Automated Analysis of Ultratrace Elemental Impurities in Isopropyl Alcohol

Importance of the Topic

Controlling trace metal contamination in process chemicals is critical for semiconductor manufacturing. Inorganic impurities at ppt levels can degrade device yield and reliability. High‐purity isopropyl alcohol (IPA) used for wafer cleaning must meet stringent SEMI grade 4 specifications with contaminant levels below 100 ppt for each element.

Objectives and Study Overview

This work describes an automated method for ultratrace elemental analysis in IPA that removes the need for manual spike additions and complex sample handling. Key goals:

• Implement automated online method of standard additions (MSA) using the IAS Automated Standard Addition System (ASAS).
• Use Agilent 8900 Triple Quadrupole ICP-MS (ICP-QQQ) to quantify 47 elements, including 22 SEMI-specified impurities, at ppt levels.
• Assess detection limits, background equivalent concentrations (BECs), and spike recovery performance under clean-room conditions.

Methodology and Instrumentation

High‐purity IPA was distilled in-lab and introduced undiluted via self-aspiration in a Class 10,000 clean room. A 1 µg/L mixed multi‐element standard was prepared in IPA with 1 % ultrapure HNO₃ and connected to the ASAS.

Automated Standard Addition System (ASAS):

• Microflow syringe pump loads standard into a 700 µL loop.
• Excess standard is flushed to waste; an air bubble then traverses two optical sensors to measure sample uptake flow (typically 200 µL/min).
• Software calculates and injects spike volumes at 0, 5, 10, 20, and 50 ppt into the sample stream.
• Mixed sample passes directly to the ICP-QQQ nebulizer without further manual handling.

Instrumental setup:

• Agilent 8900 ICP-QQQ with semiconductor configuration.
• Glass concentric nebulizer with 0.3 mm id PFA tubing; Peltier-cooled quartz spray chamber at –5 °C; narrow-injector quartz torch (1.5 mm); platinum sampling/skimmer cones; S-lens interface.
• RF power 1500 W; cool plasma achieved by optimizing make-up gas flow; collision/reaction cell gases (He, NH₃, H₂, O₂) in MS/MS and no-gas modes.

Results and Discussion

• 47 elements measured, including all SEMI C41-0705 impurities.
• Detection limits ranged from 0.000 ppt (Hf, Re) up to a few ppt; all SEMI elements were below 100 ppt, many < 1 ppt.
• BEC values also met grade 4 requirements; Cu was confirmed by secondary isotope to rule out interference.
• Automated spike recoveries at 20 ppt showed 91–108 % accuracy with 1.6–8.9 % RSD (n = 10).
• Cool plasma plus NH₃ cell gas in MS/MS removed carbon‐based interferences for Mg, Al, Cr; O₂ mass‐shift mode to PO⁺ at m/z 47 provided P determination with DL 2.6 ppt and BEC 43 ppt.

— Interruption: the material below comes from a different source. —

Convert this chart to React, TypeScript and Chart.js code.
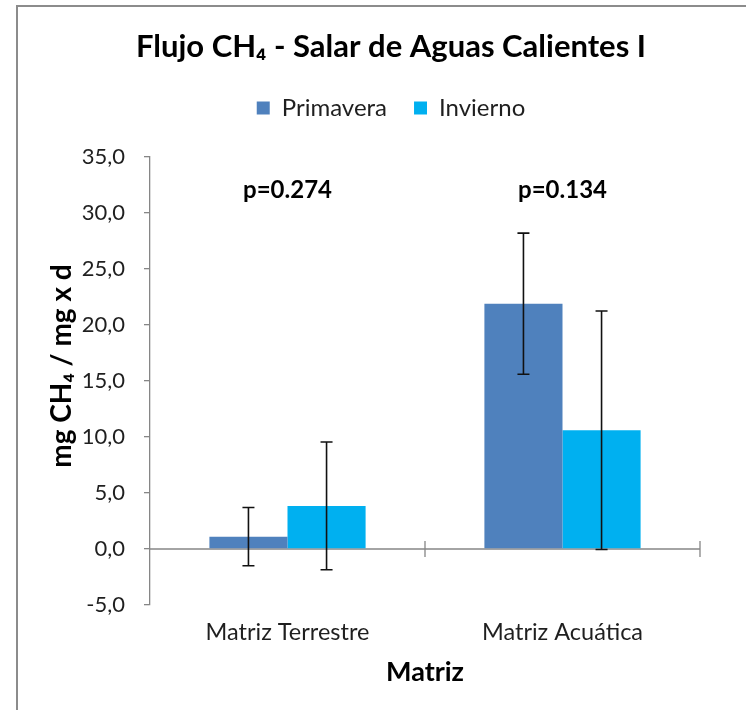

Benefits and Practical Applications of the Method

• Fully automated standard additions reduce manual handling and contamination risk.
• Simplified workflow lowers analyst skill requirements and potential errors.
• Compact ASAS integrates seamlessly into clean-room environments.
• Accurate, reproducible quantification meets or exceeds SEMI grade 4 specifications.
• Suitable for routine QA/QC of semiconductor process chemicals and high-purity solvents.

Future Trends and Applications

• Demand for even lower detection limits will grow with advanced device nodes.
• Integration with continuous online monitoring systems (e.g., CSI) for real-time quality control.
• Extension of automated MSA to other high-purity solvents and complex matrices.
• Further automation guided by software and AI could enhance throughput and reliability.

Conclusion

The combination of the IAS ASAS and Agilent 8900 ICP-QQQ delivers a robust, fully automated approach for ultratrace analysis of elemental impurities in IPA. Sub‐ppt detection limits, excellent spike recovery, and streamlined workflows ensure compliance with current and future SEMI purity standards while minimizing contamination risk and operator intervention.

References

1. SEMI C41-0705, Specifications and Guidelines for 2-Propanol, 2005.
2. J. Takahashi and K. Mizobuchi, Asia Pacific Winter Conference on Plasma Spectroscopy, 2008.
3. K. Mizobuchi, N. Yamada, and M. Yukinari, Japan Society for Analytical Chemistry, 66th Nenkai, 2017.